* **Directions for this task**: Lines containing "image" are to be counted. Report the count alone.

* **Records provided**:
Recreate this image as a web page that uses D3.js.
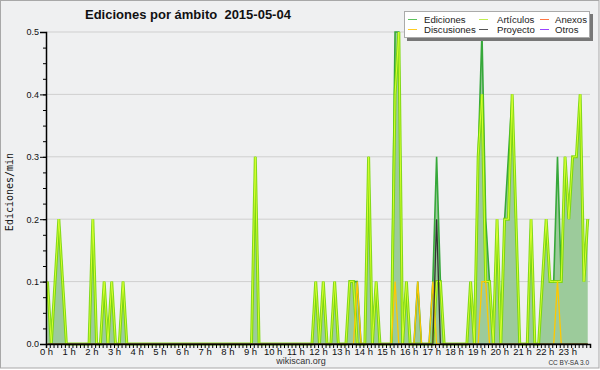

==

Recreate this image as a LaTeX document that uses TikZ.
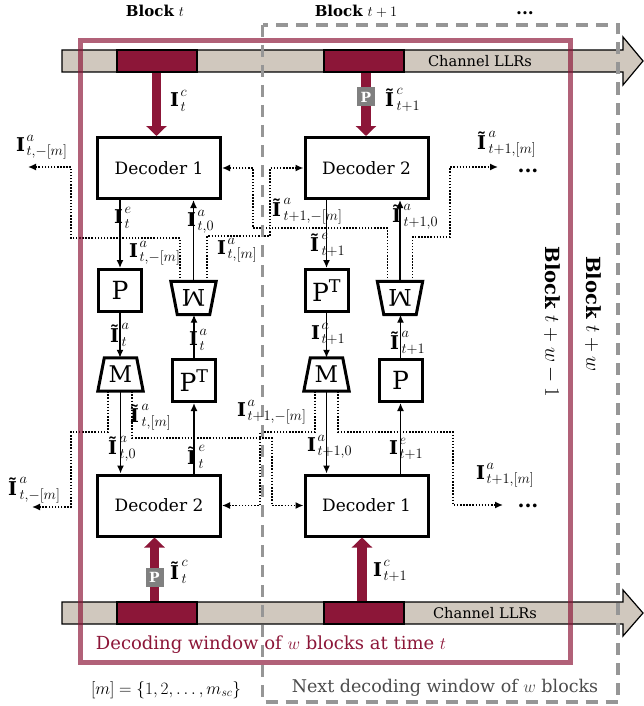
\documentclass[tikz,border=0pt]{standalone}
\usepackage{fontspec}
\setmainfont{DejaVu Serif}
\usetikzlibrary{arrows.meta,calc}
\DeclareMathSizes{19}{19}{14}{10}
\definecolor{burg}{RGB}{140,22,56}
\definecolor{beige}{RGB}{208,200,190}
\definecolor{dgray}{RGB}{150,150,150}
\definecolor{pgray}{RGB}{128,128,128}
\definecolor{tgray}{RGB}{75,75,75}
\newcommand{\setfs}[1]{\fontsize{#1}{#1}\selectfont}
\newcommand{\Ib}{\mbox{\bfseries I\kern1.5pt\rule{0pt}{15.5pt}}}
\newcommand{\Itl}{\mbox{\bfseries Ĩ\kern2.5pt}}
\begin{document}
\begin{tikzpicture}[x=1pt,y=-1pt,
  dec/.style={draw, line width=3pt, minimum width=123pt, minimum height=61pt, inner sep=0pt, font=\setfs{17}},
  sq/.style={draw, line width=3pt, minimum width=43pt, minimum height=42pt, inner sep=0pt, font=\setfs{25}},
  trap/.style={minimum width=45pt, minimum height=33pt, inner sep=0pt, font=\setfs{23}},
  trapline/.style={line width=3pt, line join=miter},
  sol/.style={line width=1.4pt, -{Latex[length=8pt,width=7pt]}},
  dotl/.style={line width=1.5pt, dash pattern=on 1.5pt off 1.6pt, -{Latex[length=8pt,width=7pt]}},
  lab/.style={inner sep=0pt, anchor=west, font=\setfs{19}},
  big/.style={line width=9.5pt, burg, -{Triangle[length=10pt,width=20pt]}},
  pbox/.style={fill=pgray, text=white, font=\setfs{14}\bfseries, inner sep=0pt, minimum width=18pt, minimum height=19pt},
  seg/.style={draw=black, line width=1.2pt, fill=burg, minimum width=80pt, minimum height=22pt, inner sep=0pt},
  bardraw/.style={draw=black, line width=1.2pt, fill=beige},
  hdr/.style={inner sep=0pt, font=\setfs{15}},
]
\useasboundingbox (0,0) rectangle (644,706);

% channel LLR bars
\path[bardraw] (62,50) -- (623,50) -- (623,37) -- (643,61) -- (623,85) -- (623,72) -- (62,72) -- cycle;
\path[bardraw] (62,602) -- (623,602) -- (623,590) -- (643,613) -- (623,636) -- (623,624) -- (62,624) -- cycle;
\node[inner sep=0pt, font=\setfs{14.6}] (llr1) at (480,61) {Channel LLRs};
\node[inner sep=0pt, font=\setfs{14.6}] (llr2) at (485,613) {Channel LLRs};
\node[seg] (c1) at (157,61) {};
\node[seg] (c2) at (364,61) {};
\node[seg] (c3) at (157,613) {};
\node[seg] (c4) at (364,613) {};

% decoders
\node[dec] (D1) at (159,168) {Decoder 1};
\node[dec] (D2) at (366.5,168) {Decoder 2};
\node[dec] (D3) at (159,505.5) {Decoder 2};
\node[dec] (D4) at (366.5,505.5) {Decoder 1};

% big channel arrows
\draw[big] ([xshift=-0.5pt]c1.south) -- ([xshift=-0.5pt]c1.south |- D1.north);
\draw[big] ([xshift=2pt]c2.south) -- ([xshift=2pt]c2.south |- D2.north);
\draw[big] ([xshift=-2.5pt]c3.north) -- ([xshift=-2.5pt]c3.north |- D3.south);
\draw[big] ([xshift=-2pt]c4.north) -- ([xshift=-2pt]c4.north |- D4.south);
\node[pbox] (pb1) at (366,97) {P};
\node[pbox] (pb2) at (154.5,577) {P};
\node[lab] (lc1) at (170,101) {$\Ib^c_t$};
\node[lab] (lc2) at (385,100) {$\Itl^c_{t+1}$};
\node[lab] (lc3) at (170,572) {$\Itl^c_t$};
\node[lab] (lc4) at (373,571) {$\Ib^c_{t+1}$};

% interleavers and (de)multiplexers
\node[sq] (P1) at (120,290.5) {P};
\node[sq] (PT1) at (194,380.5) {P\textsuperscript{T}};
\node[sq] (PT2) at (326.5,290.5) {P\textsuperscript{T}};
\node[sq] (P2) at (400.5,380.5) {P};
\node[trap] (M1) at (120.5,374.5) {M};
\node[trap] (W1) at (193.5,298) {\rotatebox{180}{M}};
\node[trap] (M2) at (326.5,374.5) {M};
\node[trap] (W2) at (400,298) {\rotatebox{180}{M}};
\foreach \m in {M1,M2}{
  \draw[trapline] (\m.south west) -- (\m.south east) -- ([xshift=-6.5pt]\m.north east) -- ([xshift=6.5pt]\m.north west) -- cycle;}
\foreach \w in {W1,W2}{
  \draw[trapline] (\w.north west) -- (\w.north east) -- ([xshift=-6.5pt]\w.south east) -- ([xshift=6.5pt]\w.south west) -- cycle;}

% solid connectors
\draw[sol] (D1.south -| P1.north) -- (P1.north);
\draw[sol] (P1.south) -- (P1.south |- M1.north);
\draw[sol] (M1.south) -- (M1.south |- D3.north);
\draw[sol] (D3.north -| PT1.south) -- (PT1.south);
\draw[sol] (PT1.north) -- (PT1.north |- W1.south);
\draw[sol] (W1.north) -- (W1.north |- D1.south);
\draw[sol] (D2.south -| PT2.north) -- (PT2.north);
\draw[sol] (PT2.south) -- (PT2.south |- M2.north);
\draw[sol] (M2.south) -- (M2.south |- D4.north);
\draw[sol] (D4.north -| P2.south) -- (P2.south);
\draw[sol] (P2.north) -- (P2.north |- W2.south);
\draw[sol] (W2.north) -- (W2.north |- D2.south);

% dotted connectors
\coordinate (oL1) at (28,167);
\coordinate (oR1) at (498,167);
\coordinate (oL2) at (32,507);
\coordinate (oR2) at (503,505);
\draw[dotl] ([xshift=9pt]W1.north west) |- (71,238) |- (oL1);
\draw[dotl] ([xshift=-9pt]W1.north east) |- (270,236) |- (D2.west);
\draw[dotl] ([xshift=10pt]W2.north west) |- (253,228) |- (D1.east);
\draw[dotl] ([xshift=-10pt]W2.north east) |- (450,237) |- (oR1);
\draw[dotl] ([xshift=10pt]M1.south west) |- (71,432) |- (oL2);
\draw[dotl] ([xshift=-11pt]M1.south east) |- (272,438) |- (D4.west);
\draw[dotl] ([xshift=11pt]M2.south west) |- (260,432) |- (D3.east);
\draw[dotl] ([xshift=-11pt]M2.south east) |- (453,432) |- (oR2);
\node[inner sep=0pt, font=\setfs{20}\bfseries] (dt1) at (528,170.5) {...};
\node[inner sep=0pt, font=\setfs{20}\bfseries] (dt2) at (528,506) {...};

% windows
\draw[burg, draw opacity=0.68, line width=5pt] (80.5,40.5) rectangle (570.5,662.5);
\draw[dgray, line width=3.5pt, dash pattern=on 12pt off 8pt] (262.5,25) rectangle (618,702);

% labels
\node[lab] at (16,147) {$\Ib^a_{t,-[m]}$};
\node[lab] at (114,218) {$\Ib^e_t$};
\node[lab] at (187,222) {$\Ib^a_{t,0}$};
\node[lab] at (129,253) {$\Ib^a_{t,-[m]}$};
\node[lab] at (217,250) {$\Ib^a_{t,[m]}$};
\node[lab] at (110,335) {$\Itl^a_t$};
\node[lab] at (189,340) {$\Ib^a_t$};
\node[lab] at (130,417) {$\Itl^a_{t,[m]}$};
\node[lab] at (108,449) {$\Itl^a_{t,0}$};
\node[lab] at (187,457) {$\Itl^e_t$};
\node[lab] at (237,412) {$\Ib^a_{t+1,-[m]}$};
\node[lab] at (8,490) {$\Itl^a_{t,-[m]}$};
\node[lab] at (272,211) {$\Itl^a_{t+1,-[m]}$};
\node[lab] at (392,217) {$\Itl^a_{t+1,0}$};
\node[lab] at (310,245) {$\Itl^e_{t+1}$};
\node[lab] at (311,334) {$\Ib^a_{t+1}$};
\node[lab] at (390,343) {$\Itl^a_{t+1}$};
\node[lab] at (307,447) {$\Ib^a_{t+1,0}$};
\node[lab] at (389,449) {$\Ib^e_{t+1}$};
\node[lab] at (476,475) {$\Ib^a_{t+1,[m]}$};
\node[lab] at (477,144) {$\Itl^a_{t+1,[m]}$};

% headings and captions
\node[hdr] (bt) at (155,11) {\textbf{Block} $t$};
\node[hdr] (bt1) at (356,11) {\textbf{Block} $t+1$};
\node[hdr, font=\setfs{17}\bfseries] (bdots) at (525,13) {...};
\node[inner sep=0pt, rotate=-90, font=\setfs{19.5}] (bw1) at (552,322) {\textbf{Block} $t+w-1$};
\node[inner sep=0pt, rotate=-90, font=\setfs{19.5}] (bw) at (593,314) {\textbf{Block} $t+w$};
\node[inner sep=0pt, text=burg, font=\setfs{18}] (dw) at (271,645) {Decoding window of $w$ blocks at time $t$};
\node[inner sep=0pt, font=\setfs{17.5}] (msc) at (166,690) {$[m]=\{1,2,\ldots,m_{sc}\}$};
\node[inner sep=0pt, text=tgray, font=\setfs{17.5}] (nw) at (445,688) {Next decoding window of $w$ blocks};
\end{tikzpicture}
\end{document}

* **The reply**: 2